Monday, September 13, 2010

For Gawain

Kenny Latimore
" For You "


For you I give a lifetime of stablility, anything you want of me,nothing is
impossible. For you there are no words or ways to show my love or all the thoughts I'm thinking of 'Cause this life is no good alone since we've become one I've made a change everything I do now makes sense, all roads end, all I do is for you!

For you I share the cup of love that overflows and anyone who knows us
knows that I would change all faults I have. For you there is no low or high or in between of my heart that you haven't seen 'Cause I share all I have and am, nothing I've said is hard to understand and all I feel, I feel deeper still and always will all this love is for you!

Every note that I play, every word I might say, every melody I feel. Are only for you and your appeal. Every page that I write, everyday of my life would not be filled without the things That my love for you now brings

For you I'd make a promise of fidelity, now and for eternity. No one could replace this vow. For you I'd take your hand and heart and everything and add to them a wedding ring 'Cause this life is no good alone, since we've become one you're all I know And if this feeling should leave I'd die and here's why All I am is for you!

Everything I do now makes sense, all roads end and all I do...

Is for you

Only for you

Thursday, September 02, 2010

New Month New Season

There is just something that happens, when the weather changes, it changes people. Which is for some really odd and for others actually understandable. i can vouch for the weather playing a part in moods, cause i am one of those people who gets highly affected by the weather changing. So what is upon us now is that as of the 1st September as the seasons would have it we have entered into Spring season. But by the looks of the weather i personally think that we will only really see a proper spring day in about a week or so.

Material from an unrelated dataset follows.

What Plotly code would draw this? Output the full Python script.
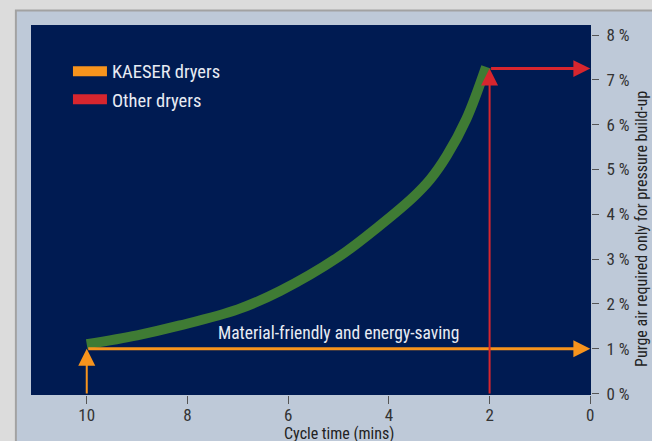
import plotly.graph_objects as go

# ---- data ----
cycle_time = [10, 9, 8.15, 7, 6.16, 5, 4.17, 3.51, 3.18, 2.85, 2.46, 2.07]
purge_air = [1.10, 1.30, 1.52, 1.88, 2.29, 3.05, 3.76, 4.39, 4.78, 5.31, 6.13, 7.29]

kaeser_cycle = 10
kaeser_purge = 1.0
other_cycle = 2
other_purge = 7.25

x_ticks = [10, 8, 6, 4, 2, 0]
y_ticks = [0, 1, 2, 3, 4, 5, 6, 7, 8]
y_ticktext = [f"{v} %" for v in y_ticks]

series_names = ["KAESER dryers", "Other dryers"]
note_text = "Material-friendly and energy-saving"
x_title = "Cycle time (mins)"
y_title = "Purge air required only for pressure build-up"

# ---- style ----
FONT = "Liberation Sans Narrow, Arial Narrow, Roboto Condensed, DejaVu Sans Condensed, sans-serif"
NAVY = "#001b52"
GREEN = "#3f7b34"
ORANGE = "#f7941d"
RED = "#d7262e"
PANEL = "#bec9d8"
OUTER = "#dcdcdc"
TEXT = "#333333"

X_RANGE = [11.107, -0.014]
Y_RANGE = [-0.031, 8.223]

fig = go.Figure()

fig.add_trace(go.Scatter(
    x=cycle_time, y=purge_air, mode="lines",
    line=dict(color=GREEN, width=10, shape="spline", smoothing=1.0),
    showlegend=False, hoverinfo="skip",
))

# legend entries
for name, col, grp in zip(series_names, [ORANGE, RED], ["a", "b"]):
    fig.add_trace(go.Scatter(
        x=[None], y=[None], mode="lines", name=name,
        legendgroup=grp,
        line=dict(color=col, width=11),
    ))

annotations = []

def arrow(x_head, y_head, x_tail, y_tail, color, width, size):
    annotations.append(dict(
        x=x_head, y=y_head, ax=x_tail, ay=y_tail,
        xref="x", yref="y", axref="x", ayref="y",
        text="", showarrow=True, arrowhead=2,
        arrowsize=size, arrowwidth=width, arrowcolor=color,
        standoff=0, startstandoff=0,
    ))

# KAESER arrows
arrow(kaeser_cycle, kaeser_purge, kaeser_cycle, Y_RANGE[0], ORANGE, 2, 1.7)
arrow(x_ticks[-1], kaeser_purge, kaeser_cycle, kaeser_purge, ORANGE, 3, 1.13)
# Other dryers arrows
arrow(other_cycle, other_purge, other_cycle, Y_RANGE[0], RED, 2, 1.7)
arrow(x_ticks[-1], other_purge, other_cycle, other_purge, RED, 3, 1.13)

annotations.append(dict(
    x=5.0, y=1.35, xref="x", yref="y", text=note_text, showarrow=False,
    font=dict(family=FONT, size=17.5, color="#e8ecf4"),
))
annotations.append(dict(
    x=5.0, y=-0.073, xref="x", yref="paper", yanchor="top",
    text=x_title, showarrow=False,
    font=dict(family=FONT, size=16, color="#222222"),
))
annotations.append(dict(
    x=1.111, y=0.448, xref="paper", yref="paper", textangle=-90,
    text=y_title, showarrow=False,
    font=dict(family=FONT, size=16, color="#222222"),
))

shapes = [
    dict(type="rect", xref="paper", yref="paper", layer="below",
         x0=-0.027, x1=1.3, y0=-0.3, y1=1.0392,
         fillcolor=PANEL, line=dict(color="#a2a2a2", width=2)),
    dict(type="rect", xref="x domain", yref="y domain", layer="below",
         x0=0, x1=1, y0=0, y1=1, fillcolor=NAVY, line=dict(width=0)),
]

fig.update_layout(
    width=652, height=441,
    margin=dict(l=31, r=61, t=25, b=46),
    paper_bgcolor=OUTER,
    plot_bgcolor="rgba(0,0,0,0)",
    font=dict(family=FONT, size=17, color=TEXT),
    shapes=shapes,
    annotations=annotations,
    showlegend=True,
    legend=dict(
        x=0.066, y=0.925, xanchor="left", yanchor="top",
        bgcolor="rgba(0,0,0,0)",
        font=dict(family=FONT, size=18.5, color="#e8ecf4"),
        tracegroupgap=1, itemwidth=34,
    ),
    xaxis=dict(
        range=X_RANGE, tickvals=x_ticks, ticks="outside", ticklen=8,
        tickcolor="#555555", tickwidth=1.2, showgrid=False, zeroline=False,
        showline=False, ticklabelstandoff=-3,
        tickfont=dict(family=FONT, size=17, color=TEXT),
    ),
    yaxis=dict(
        range=Y_RANGE, side="right", tickvals=y_ticks, ticktext=y_ticktext,
        ticks="outside", ticklen=7, tickcolor="#555555", tickwidth=1.2,
        showgrid=False, zeroline=False, showline=False, ticklabelstandoff=4,
        tickfont=dict(family=FONT, size=17, color=TEXT),
    ),
)

fig.write_html(
    "out.html",
    config={"displayModeBar": False},
    post_script="document.body.style.margin='0';document.body.style.overflow='hidden';",
)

Now to my point, i dont know there is just something about this change in season that has got me thinking about many things that has currently happened over the past few months. There was good moments and then there was bad moments, just like your typical rollercoaster. However this morning i just feel a sense of refreshed and renewed and calming mood over myself. I dont know where this comes from cause naturally i am not a morning person. So that is why i am putting it all down to the fact that the weather is changing. I actually think that there are people out there that would actually agree with me.

The past week felt like i was being tested in every sense, inch and emotion of my well being. I dont know whether i have passed the test or not but like i said this morning i just feel like i dont want the bad moments of the past few weeks and months to follow me into the new month and the new season. so how does one start all over again? i dont really know, all i did was close my eyes, woke up this morning went down on my knees, left for work and made up my mind that i will try my best to be all smiles as of now. For someone like me that would be hard but hey what do i have to lose trying? NOTHING!!!!!